Effective Altruism

I’m new to a city I have never visited, but I know of people who have been here, who have lived here, who work here, or in the nearby area. In two weeks, in self-isolation and then out of it, they have all met me – and each one of them has spent time to ask if I’m okay and if I’m settling in fine despite the strange circumstances. By nature, I’m grateful for the privilege that has seen me travel and adapt to different environments so learning the ropes has not been a challenge, but I can recognize how critical community-building and the assistance that others provide through most processes is. Through this essay, I’m hoping to explain my perspective as to why providing community is effective altruism. I’ll make this clear: I’m not arguing that one form of altruism is more effective than others, nor will I engage with how other forms are more effective. Through four stories though, I hope to communicate what community has the capacity to achieve, and how applying this principle of community on a more macro-level will allow for greater inclusivity and empathy.

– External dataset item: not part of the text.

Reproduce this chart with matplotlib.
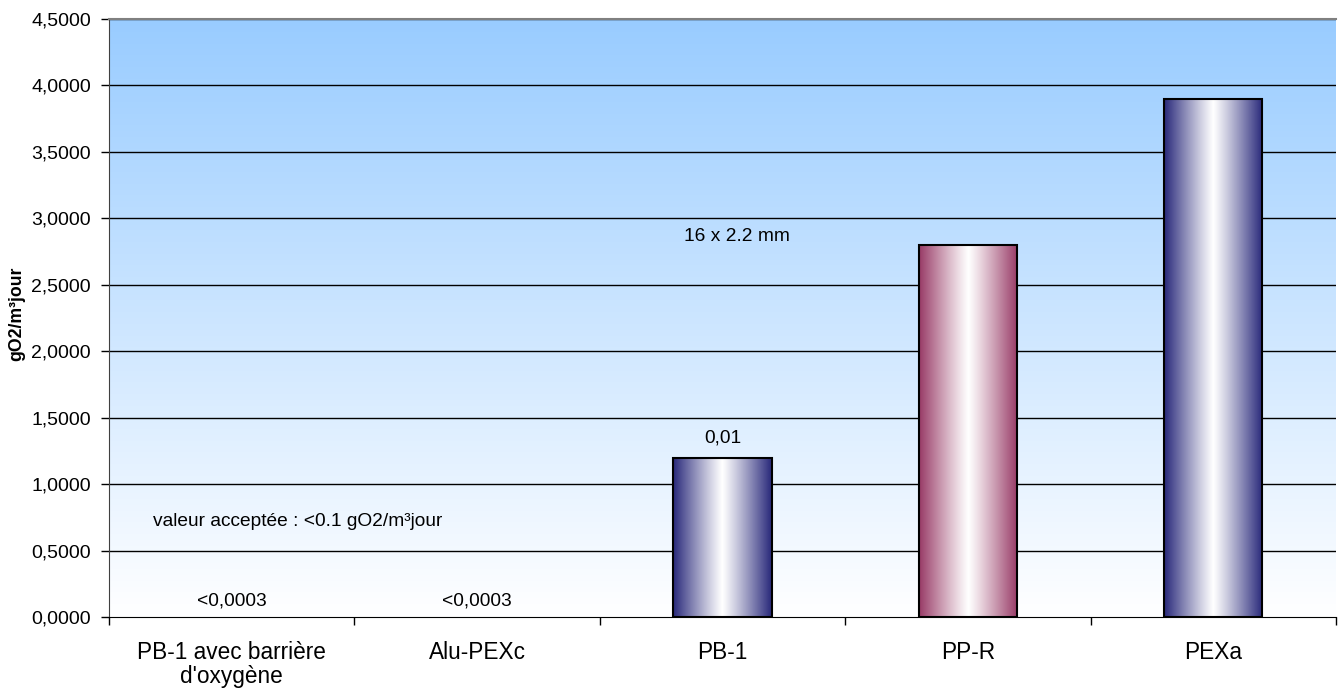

Last year, as a prospective postgraduate applicant, I contacted somebody who had successfully completed an application to a top University in America as a fresher – a rarity particularly because of the University’s clearly indicated preference for work experience. My ambition was to learn from their application, and take the advice they could impart and apply it to my own. I wasn’t successful. A week ago, I discovered that the same individual was going to be at Cambridge, and reached out in the hope that I would be able to meet. Prompt replies and a we figured out a meet-up, where having only previously interacted with each other virtually – we actually began to speak about things we couldn’t learn about each other on the internet. My takeaway from the evening was that I had spoken to somebody I would be able to speak to for a range of things, or work next to anywhere and enjoy their company.

In my third year I reached out to a lecturer at Cambridge in the hope I would receive a reply allowing me to carry out some research under their guidance, and received just that. I got here and was able to establish contact once more. One coffee meet-up later, I left with the sense that there was a commonality of background and interest that meant I could seek out help if I required it.

My mother’s school classmates both live in this country, both one hour away from Cambridge. Both visited me in consecutive weekends, asking not only about my well-being but providing home comforts and food. With one, I spent an hour chatting about their experience in the UK, and left feeling inspired to work hard and make the most of my time here academically. With the other, I spent five hours exlporing the city – having been let out of self-isolation at long last, and came away with the knowledge that it was possible to discover, slowly, a balance of the things I was passionate about, despite any pressures that may arise. Both allowed me to look at others’ lived experiences and say, I could pick up on things from that – but more critically, reach out if I came across things unfamiliar to me.

In the past month, we’ve been trying to figure out how to most adequately construct an alumni association for our school – and how best to collaborate with our alma mater to make things happen. The entire process has seen people much senior to me, and much junior to me provide perspective that corrected my biases. A call for help yielded a plethora of responses, several unexpected, but a real desire to create a community has emerged.

In all of these interactions, I have observed my own selfish motivations that prompted them: seeking out learning, companionship, friendship, mentoring, and network. So this evening I asked myself if there was a more selfless way to look at each of them. What I recognized was that none of these were monetary transactions, but lived experience allowed for individuals to share some of their time to assist somebody else. No other resources, just time. Time that yielded individual interpersonal connections that allowed community to be forged – and a sense of belongingness and direction.

Effective altruism seeks to find the most effective way to improve others’ lives. The creation of community through shared, lived experience to me, is an example of this because it allows people to observe and learn from somebody else things that no book could teach.

Imagine the creation of communities that fostered a similar exchange of experiences among people who have similar backgrounds, particularly from people who face similar barriers. How inspired would that leave people? How much motivation would we be able to impart? How much motivation would we be able to gain?

Being inspired, how many more individuals would have the opportunity, or at the very least, the enthusiasm to attempt to break down a similar barrier?

Wouldn’t that make our lives better.